While student leadership is at the center, faculty and staff have a role to play. They can provide resources, mentorship, and protection. They can sign open letters, offer space for events, and challenge harmful narratives inside their departments.

Just as students are calling for institutions to rethink their ties to injustice, they’re also asking the adults around them to take a stand. Faculty who support student-led campaigns send a clear message: education doesn’t end at the classroom door.

At the same time, faculty and staff can’t co-opt or control the work. Their role is to support and follow the lead of those directly affected and actively organizing.

How Administrations Should Respond

Student advocacy is a sign of a healthy campus. It shows that people care deeply about the world and are willing to act. Universities should not fear this energy—they should engage with it.

Instead of policing protest or hiding behind bureaucracy, administrations can open channels for real conversation. They can meet with organizers, issue transparent statements, and take responsibility for where their resources go.

Listening doesn’t mean agreeing with every demand immediately. It means respecting the process, acknowledging power dynamics, and recognizing the right of students to speak freely and organize.

The Power of Speaking Out

Not all student activism makes headlines, and that’s okay. Some of the most powerful change happens in quiet conversations, behind-the-scenes planning, or one-on-one mentoring. What matters is that students are speaking—and being heard.

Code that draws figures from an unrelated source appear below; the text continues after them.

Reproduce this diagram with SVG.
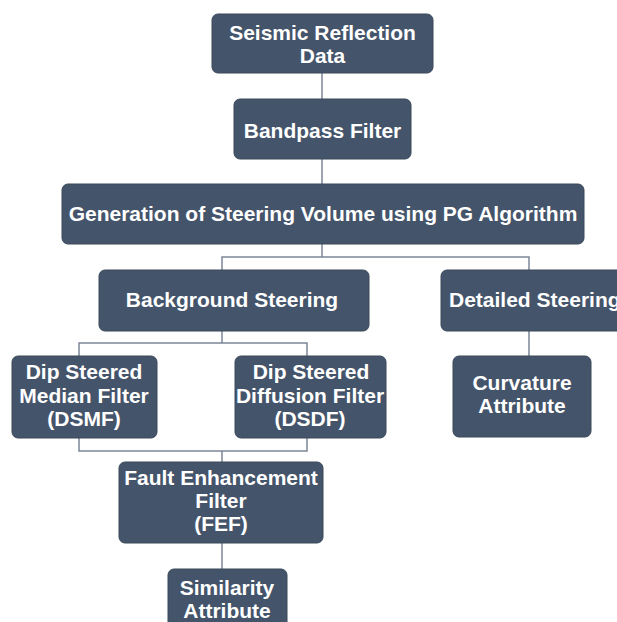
<svg xmlns="http://www.w3.org/2000/svg" width="617" height="622" viewBox="0 0 617 622">
<style>
.box{fill:#44546a;stroke:#3a4859;stroke-width:1}
.t{font-family:"Liberation Sans",Arial,sans-serif;font-weight:bold;font-size:21px;fill:#ffffff;text-anchor:middle}
.c{fill:none;stroke:#7b8796;stroke-width:1.5}
</style>
<rect width="617" height="622" fill="#ffffff"/>
<g id="connectors">
<path class="c" d="M322 73V99M322 159V184M322 244V257H222V270M222 257H529V270M222 330V343H79V356M222 343H307V356M529 330V356M79 438V451H307V438M222 451V462M222 543V569"/>
</g>
<g id="n1"><rect class="box" x="212" y="14" width="221" height="59" rx="6"/><text class="t" x="322.5" y="40">Seismic Reflection</text><text class="t" x="322.5" y="63">Data</text></g>
<g id="n2"><rect class="box" x="234" y="99" width="177" height="60" rx="6"/><text class="t" x="322.5" y="138">Bandpass Filter</text></g>
<g id="n3"><rect class="box" x="62" y="184" width="522" height="60" rx="6"/><text class="t" x="323" y="221">Generation of Steering Volume using PG Algorithm</text></g>
<g id="n4"><rect class="box" x="99" y="270" width="270" height="61" rx="6"/><text class="t" x="232" y="307">Background Steering</text></g>
<g id="n5"><rect class="box" x="441" y="270" width="190" height="61" rx="6"/><text class="t" x="449" y="307" style="text-anchor:start">Detailed Steering</text></g>
<g id="n6"><rect class="box" x="12" y="356" width="145" height="82" rx="6"/><text class="t" x="84" y="379">Dip Steered</text><text class="t" x="84" y="403">Median Filter</text><text class="t" x="84" y="426">(DSMF)</text></g>
<g id="n7"><rect class="box" x="235" y="356" width="151" height="82" rx="6"/><text class="t" x="311" y="379">Dip Steered</text><text class="t" x="310" y="403">Diffusion Filter</text><text class="t" x="310" y="426">(DSDF)</text></g>
<g id="n8"><rect class="box" x="453" y="356" width="138" height="81" rx="6"/><text class="t" x="522" y="390">Curvature</text><text class="t" x="522" y="413">Attribute</text></g>
<g id="n9"><rect class="box" x="119" y="462" width="204" height="81" rx="6"/><text class="t" x="221" y="485">Fault Enhancement</text><text class="t" x="221" y="508">Filter</text><text class="t" x="221" y="531">(FEF)</text></g>
<g id="n10"><rect class="box" x="168" y="569" width="119" height="70" rx="6"/><text class="t" x="227" y="595">Similarity</text><text class="t" x="227" y="618">Attribute</text></g>
</svg>
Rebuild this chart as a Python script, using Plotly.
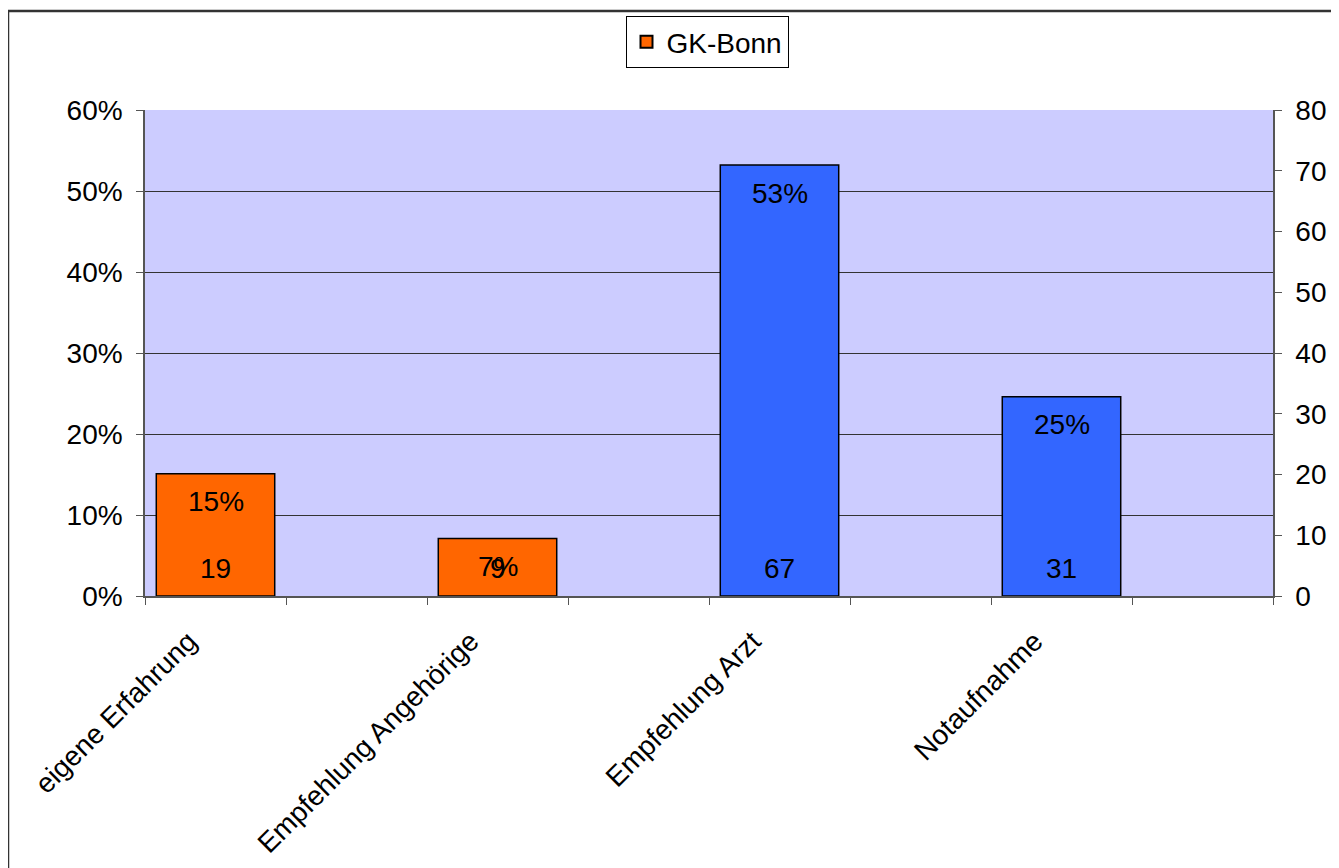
import plotly.graph_objects as go

categories = ["eigene Erfahrung", "Empfehlung Angehörige", "Empfehlung Arzt", "Notaufnahme"]
counts = [19, 9, 67, 31]
percents = [0.151, 0.071, 0.532, 0.246]
pct_labels = ["15%", "7%", "53%", "25%"]
bar_colors = ["#FF6600", "#FF6600", "#3366FF", "#3366FF"]
series_name = "GK-Bonn"

# bars sit in every second slot of an 8-slot category axis
xpos = [2 * i for i in range(len(categories))]
label_pos = [x - 0.19 for x in xpos]
FONT = "Liberation Sans, Arial, Helvetica, sans-serif"
FS = 28

fig = go.Figure()
fig.add_trace(go.Bar(
    x=xpos, y=percents, name=series_name, width=0.84,
    marker=dict(color=bar_colors, line=dict(color="black", width=1.5)),
    hoverinfo="skip", yaxis="y",
))
fig.add_trace(go.Scatter(
    x=xpos, y=counts, mode="markers", marker=dict(opacity=0),
    showlegend=False, hoverinfo="skip", yaxis="y2",
))

annotations = []
for xp, p, lab, c in zip(xpos, percents, pct_labels, counts):
    annotations.append(dict(x=xp, y=p, xref="x", yref="y", text=lab, showarrow=False,
                            yanchor="middle", yshift=-28, font=dict(family=FONT, size=FS, color="black")))
    annotations.append(dict(x=xp, y=0, xref="x", yref="y", text=str(c), showarrow=False,
                            yanchor="middle", yshift=28, font=dict(family=FONT, size=FS, color="black")))

W, H = 1331, 860
L, R, T, B = 137, 66, 102, 272
PW, PH = W - L - R, H - T - B

fig.update_layout(
    width=W, height=H,
    margin=dict(l=L, r=R, t=T, b=B, autoexpand=False),
    paper_bgcolor="white", plot_bgcolor="#CCCCFF",
    font=dict(family=FONT, size=FS, color="black"),
    showlegend=True,
    legend=dict(x=(699 - L) / PW, y=(H - B - 34) / PH, xanchor="center", yanchor="middle",
                bgcolor="white", bordercolor="black", borderwidth=1,
                font=dict(family=FONT, size=FS), itemsizing="constant"),
    xaxis=dict(range=[-0.5, 7.5], tickmode="array", tickvals=label_pos, ticktext=categories,
               tickangle=-45, ticks="", showgrid=False, zeroline=False, automargin=False,
               showline=True, linecolor="#555", linewidth=1.5,
               ticklabelstandoff=16,
               minor=dict(tickmode="array", tickvals=[i - 0.5 for i in range(9)],
                          ticks="outside", ticklen=7, tickcolor="#555", showgrid=False)),
    yaxis=dict(range=[0, 0.6], dtick=0.1, tickformat=".0%", ticks="outside", ticklen=7,
               tickcolor="#555", showgrid=True, gridcolor="#333", gridwidth=1, automargin=False,
               showline=True, linecolor="#555", linewidth=1.5, zeroline=False,
               ticklabelstandoff=8),
    yaxis2=dict(range=[0, 80], dtick=10, overlaying="y", side="right", ticks="outside",
                ticklen=7, tickcolor="#555", showgrid=False, showline=True, automargin=False,
                linecolor="#555", linewidth=1.5, zeroline=False, ticklabelstandoff=8),
    annotations=annotations,
    shapes=[dict(type="rect", xref="paper", yref="paper",
                 x0=(0 - L) / PW, x1=(1360 - L) / PW,
                 y0=(H - B - 880) / PH, y1=(H - B - 3) / PH,
                 line=dict(color="#333", width=2.5), fillcolor="rgba(0,0,0,0)", layer="below")],
    hovermode=False,
)

fig.write_html("out.html")
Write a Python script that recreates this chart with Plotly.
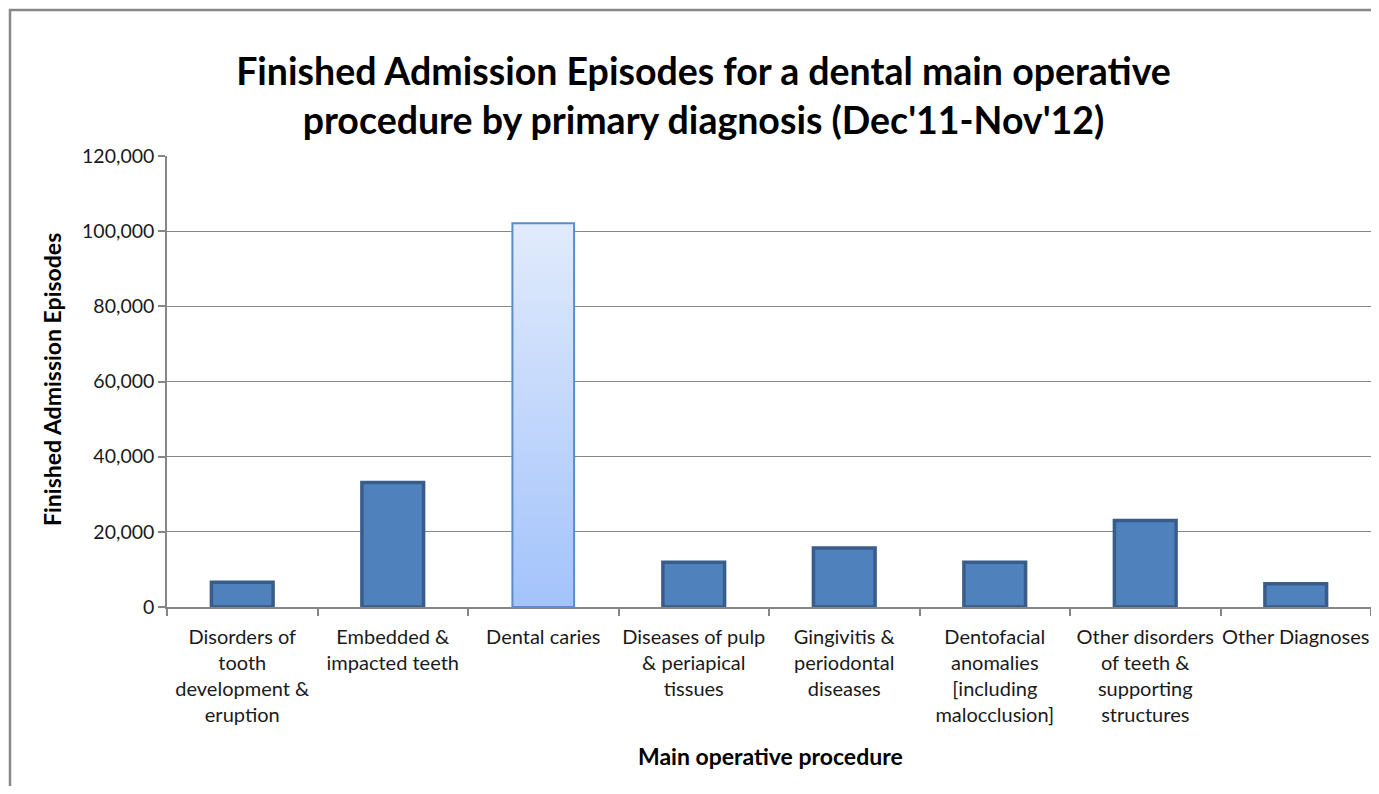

From holding teach-ins on settler colonialism to organizing petitions for institutional divestment, students are taking charge of what kind of community they want to build. They’re asking hard questions: Who does our university serve? What do our values look like in practice? And how can we be better?

Those questions don’t have easy answers, but they open the door to a better future—one shaped by students, not just administrators.


Every movement starts with a voice. Empowering student voices means creating room for dissent, encouraging learning, and backing up words with action. It means trusting students to lead, and supporting them when they do.